На второй этаж квартиры вела лестница, певшая на все лады дубового скрипа, и там была одна комната, но большая, если не сказать, огромная, с роялем, отделявшим, вероятно, спальную ее часть. Другое гостевое пространство окружали полки тогда еще не встречавшихся в других домах книг (помню Хаксли и Бергсона), и там чуть позже поселился большой, размера секретера, музыкальный центр, предыдущим хозяином которого был, говорили, высокого ранга дипломат. Музыкальное чудо само умело менять пластинки. Азнавур в долгоиграющем французском варианте звучал, помнится, волшебно.
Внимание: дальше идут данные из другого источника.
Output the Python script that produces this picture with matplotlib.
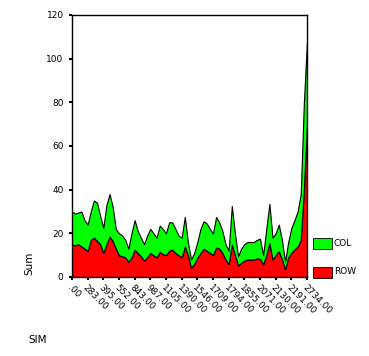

В большей из нижних комнат размещалась столовая. Потолок в углу здесь обваливался из-за балконных протечек, и штукатурка с помощью вертикального бревна была тогда подперта доской. Получилась виселица, и на ней, довольно натурально уронив голову на грудь, висела одетая в живописные обноски кукла человеческого роста. Нарисованные глаза куклы смотрели на обеденный стол. Из старших детей кто-то тут же ел, младшие что-то вырезали и клеили. Я приятельствовал со старшими детьми – Катей и Мишей, и Миша (он тогда только что кончил университет), собираясь привинчивать к слаломным лыжам крепления, сдвинул боком лыжины посуду с части обеденного стола. Соседству лыжи никто не удивился.
В семье царствовал комплекс могучей полноценности.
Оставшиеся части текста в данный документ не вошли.